Photo Courtesy: Ohio State University Athletics

Wadley’s involvement in the sport is far from over. Still on the board of the ASCA, he plans to stay active in swimming. “My passion is to help other coaches,” he says. “I expect to stay involved with the association as much as possible, assisting and mentoring others.”

The process of becoming a great coach is one of the biggest changes Wadley says he has witnessed over the course of his career. “The sport has evolved to a level—with the internet and access to fast-paced learning—it’s faster and easier today than it ever was. It really is a special landscape for coaches today to learn how to become a great coach. There are so many educational opportunities that coaches can get involved in.”

However, Wadley recognizes that gaining knowledge through experience is the best way to learn how to stretch yourself to your fullest potential. “The experience factor can sometimes be taken for granted,” he notes. “Experience that has drilled a little bit deeper, such as how to manage a program or how to manage young people, takes time. That’s one of the things that the ASCA and I feel strongly about—to educate coaches and take them to the next level by sharing life experiences that could be valuable to them.”


Photo Courtesy: Ohio State University Athletics

Through his work with collegiate athletes and other coaches, Wadley has created various opportunities for children who want to get involved with the sport or simply learn how to swim. Wanting to add value to the lives of children, Wadley started a program called Safe Splash Swim School. Its nine locations provide all-important swim lessons for children. Additionally, Wadley started a charitable nonprofit called Swim for Life Ohio, a program that provides 50 free swim lessons every week to children from impoverished families in the Head Start program.

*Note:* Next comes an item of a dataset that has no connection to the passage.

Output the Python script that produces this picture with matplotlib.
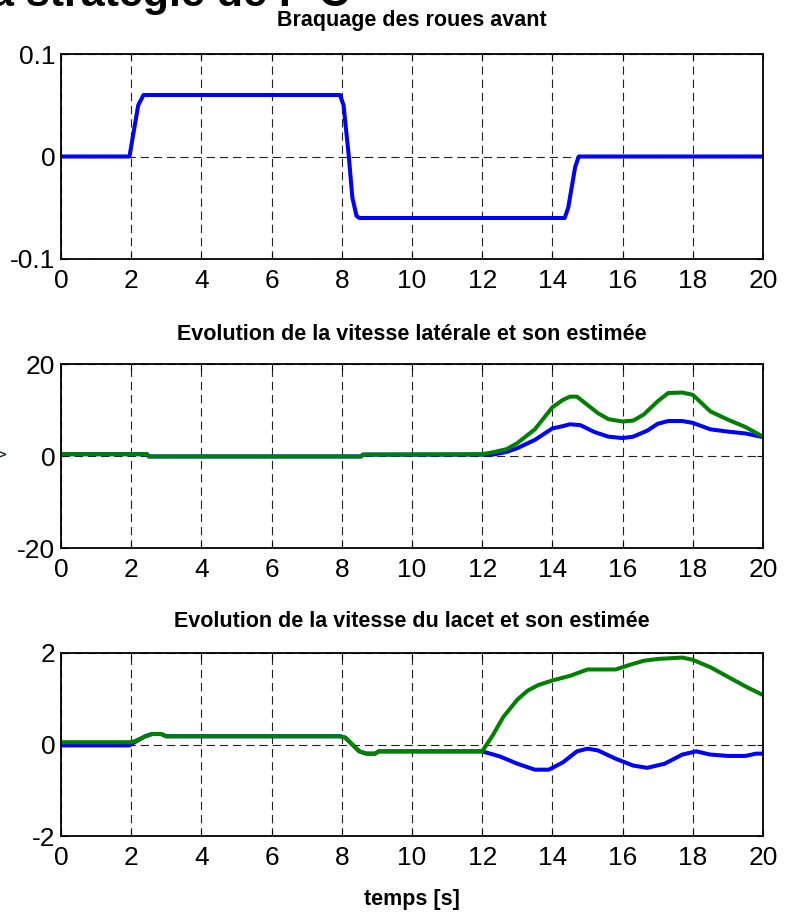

“The number one cause of death among five-and-unders is drowning,” Wadley explains. “I want to do my very best to make an impact on the lives of these children. At Swim for Life Ohio, the kids are three, four and five years old, and it is the best 60 minutes of my week every week.”

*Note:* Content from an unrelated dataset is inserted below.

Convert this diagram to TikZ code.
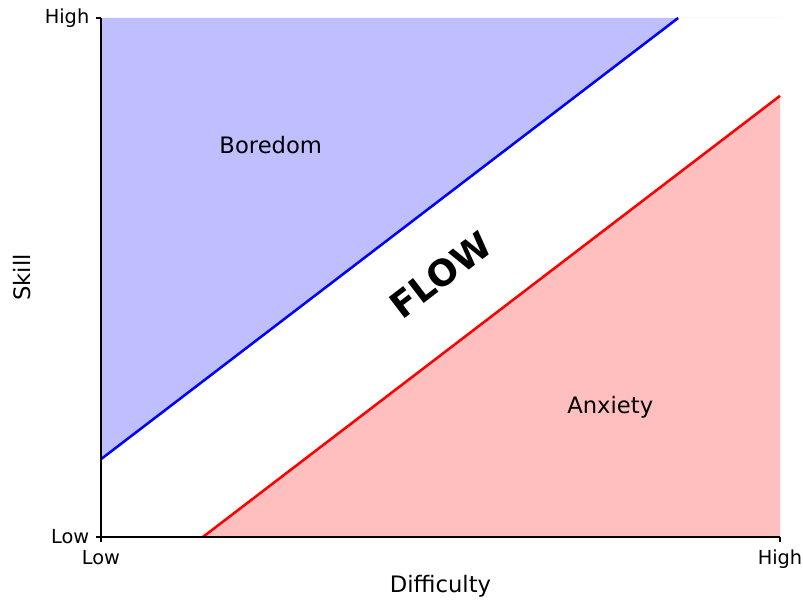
\documentclass[tikz,border=0pt]{standalone}
\usepackage{fontspec}
\setmainfont{DejaVu Sans}
\usepackage{tikz}
\usetikzlibrary{positioning}
\definecolor{borefill}{HTML}{BFBFFF}
\definecolor{anxfill}{HTML}{FFBFBF}

\begin{document}
\begin{tikzpicture}[
    x=50.925pt, y=38.925pt,
    spine/.style={line width=0.9pt, black},
    tick/.style={line width=0.9pt, black},
    ticklabel/.style={font=\fontsize{14.5pt}{16pt}\selectfont, inner sep=0pt},
    axislabel/.style={font=\fontsize{17pt}{19pt}\selectfont, inner sep=0pt},
    zone/.style={font=\fontsize{17pt}{19pt}\selectfont},
    edge/.style={line width=1.9pt}
]
    \useasboundingbox (-75.75pt,-48pt) rectangle (526.5pt,402.75pt);

    % corners of the plot
    \coordinate (O) at (0,0);
    \coordinate (xmax) at (10,0);
    \coordinate (ymax) at (0,10);
    \coordinate (top) at (10,10);
    % flow channel edges
    \coordinate (b0) at (0,1.5);
    \coordinate (b1) at (8.5,10);
    \coordinate (r0) at (1.5,0);
    \coordinate (r1) at (10,8.5);

    \fill[borefill] (b0) -- (b1) -- (top) -- (ymax) -- cycle;
    \fill[anxfill] (r0) -- (r1) -- (xmax) -- cycle;
    \draw[edge, blue] (b0) -- (b1);
    \draw[edge, red] (r0) -- (r1);

    % axes
    \draw[spine] (ymax) -- (O) -- (xmax);
    \draw[tick] (O) -- ++(-3.6pt,0) coordinate (ylo);
    \draw[tick] (ymax) -- ++(-3.6pt,0) coordinate (yhi);
    \draw[tick] (O) -- ++(0,-3.6pt) coordinate (xlo);
    \draw[tick] (xmax) -- ++(0,-3.6pt) coordinate (xhi);

    \node[ticklabel, left=5pt of ylo] (ylow) {Low};
    \node[ticklabel, left=5pt of yhi] (yhigh) {High};
    \node[ticklabel, below=6pt of xlo] (xlow) {Low};
    \node[ticklabel, below=6pt of xhi] (xhigh) {High};

    \coordinate (dpos) at ([yshift=-36.7pt]5,0);
    \coordinate (spos) at ([xshift=-59.2pt]0,5);
    \node[axislabel] (diff) at (dpos) {Difficulty};
    \node[axislabel, rotate=90] (skill) at (spos) {Skill};

    \node[zone] (bore) at (2.5,7.55) {Boredom};
    \node[zone] (anx) at (7.5,2.5) {Anxiety};
    \node[font=\bfseries\fontsize{27pt}{30pt}\selectfont, rotate=37.4, inner sep=0pt] (flow) at (5,5.05) {FLOW};
\end{tikzpicture}
\end{document}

Through all of his coaching, work, and giving back to the community, Wadley remains humble. He reminds us that personal growth is one of the most important aspects of sports.

“View sports as a growing opportunity, to be a better person overall,” Wadley advises. “I think the most important thing [as a coach] is, ‘who are we in service to?’ I think every coach is in service to the athletes and children that they work with. That’s the most important thing.”